**WHAT THE TASK ASKS**
It is required that the lines from the top of the listing through the line with "width=219pt,minimum height=46pt] (regional)" be reproduced exactly, excluding pictures.
═════ MATERIAL SUPPLIED
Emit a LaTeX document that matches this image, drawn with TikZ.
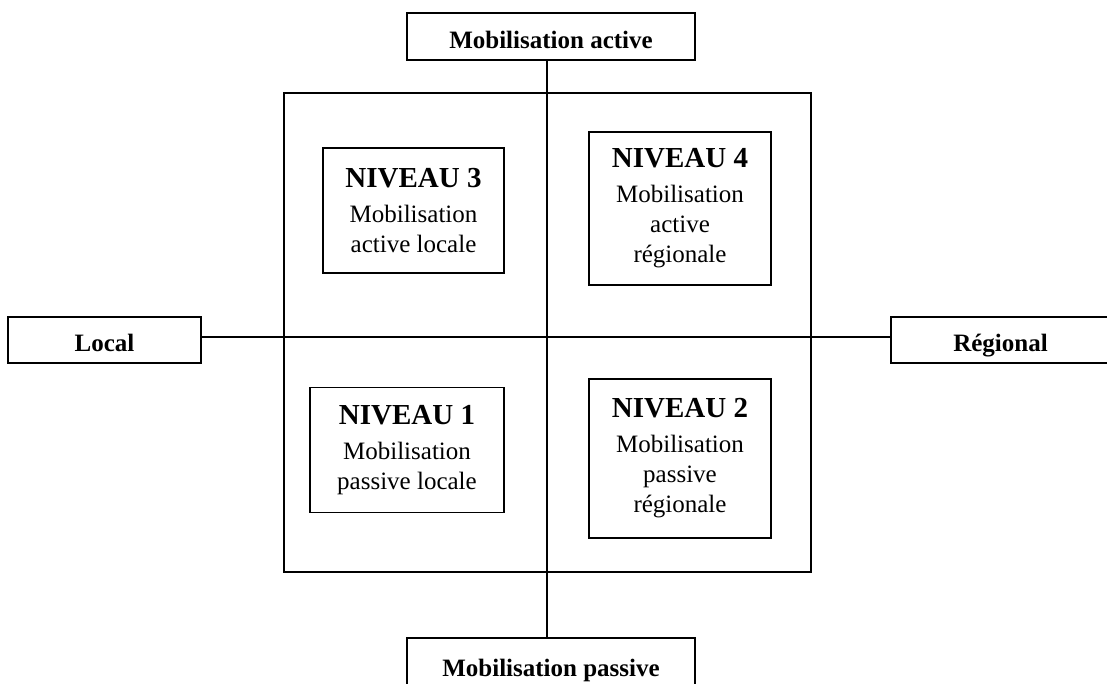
\documentclass[tikz,border=0pt]{standalone}
\usepackage{fontspec}
\setmainfont{Liberation Serif}
\begin{document}
\begin{tikzpicture}[x=1pt,y=-1pt,
  box/.style={draw,line width=1.2pt,inner sep=0pt,align=center},
  axislabel/.style={box,font=\fontsize{25}{29}\selectfont\bfseries,text height=23pt,text depth=0pt},
  level/.style={box,font=\fontsize{25}{30}\selectfont},
  axisline/.style={line width=1.5pt}]
\useasboundingbox (0,0) rectangle (1107,683);

% outer frame of the four quadrants
\node[box,minimum width=527pt,minimum height=479pt] (frame) at (547.5,332.5) {};
\coordinate (hc) at (547,337);

% axis labels
\node[axislabel,minimum width=288pt,minimum height=47pt] (top) at (551,36.5) {Mobilisation active};
\node[axislabel,minimum width=288pt,minimum height=54pt] (bottom) at (551,665) {Mobilisation passive};
\node[axislabel,minimum width=193pt,minimum height=46pt] (local) at (104.5,340) {Local};
\node[axislabel,minimum width=219pt,minimum height=46pt] (regional) at (1000.5,340) {Régional};

% axes
\draw[axisline] (top.south -| hc) -- (bottom.north -| hc);
\draw[axisline] (local.east |- hc) -- (regional.west |- hc);

% levels
\node[level,minimum width=181pt,minimum height=125pt] (n3) at (413.5,210.5)
  {{\fontsize{29}{30}\selectfont\bfseries NIVEAU 3}\\[5pt]Mobilisation\\active locale};
\node[level,minimum width=182pt,minimum height=153pt] (n4) at (680,208.5)
  {{\fontsize{29}{30}\selectfont\bfseries NIVEAU 4}\\[5pt]Mobilisation\\active\\régionale};
\node[level,minimum width=194pt,minimum height=125pt] (n1) at (407,450)
  {{\fontsize{29}{30}\selectfont\bfseries NIVEAU 1}\\[5pt]Mobilisation\\passive locale};
\node[level,minimum width=182pt,minimum height=159pt] (n2) at (680,458.5)
  {{\fontsize{29}{30}\selectfont\bfseries NIVEAU 2}\\[5pt]Mobilisation\\passive\\régionale};
\end{tikzpicture}
\end{document}
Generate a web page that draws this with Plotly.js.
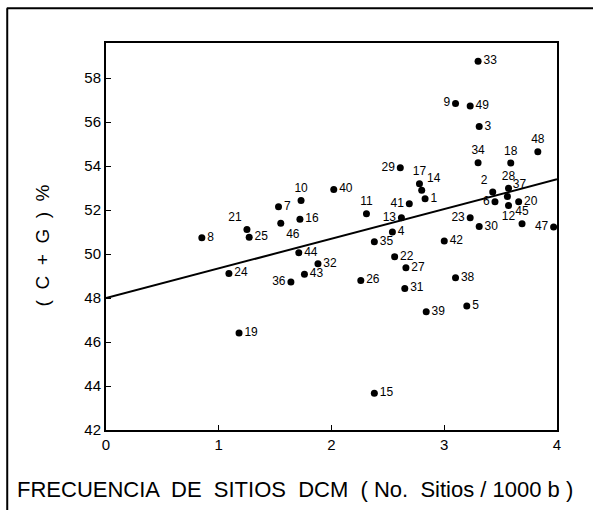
══════════
**RESULT OF THE TASK**
Emit a LaTeX document that matches this image, drawn with TikZ.
\documentclass[tikz,border=0pt]{standalone}
\usepackage{fontspec}
\setmainfont{Liberation Serif}
\begin{document}
\begin{tikzpicture}[x=1pt,y=-1pt,
  box/.style={draw,line width=1.2pt,inner sep=0pt,align=center},
  axislabel/.style={box,font=\fontsize{25}{29}\selectfont\bfseries,text height=23pt,text depth=0pt},
  level/.style={box,font=\fontsize{25}{30}\selectfont},
  axisline/.style={line width=1.5pt}]
\useasboundingbox (0,0) rectangle (1107,683);

% outer frame of the four quadrants
\node[box,minimum width=527pt,minimum height=479pt] (frame) at (547.5,332.5) {};
\coordinate (hc) at (547,337);

% axis labels
\node[axislabel,minimum width=288pt,minimum height=47pt] (top) at (551,36.5) {Mobilisation active};
\node[axislabel,minimum width=288pt,minimum height=54pt] (bottom) at (551,665) {Mobilisation passive};
\node[axislabel,minimum width=193pt,minimum height=46pt] (local) at (104.5,340) {Local};
\node[axislabel,minimum width=219pt,minimum height=46pt] (regional) at (1000.5,340) {Régional};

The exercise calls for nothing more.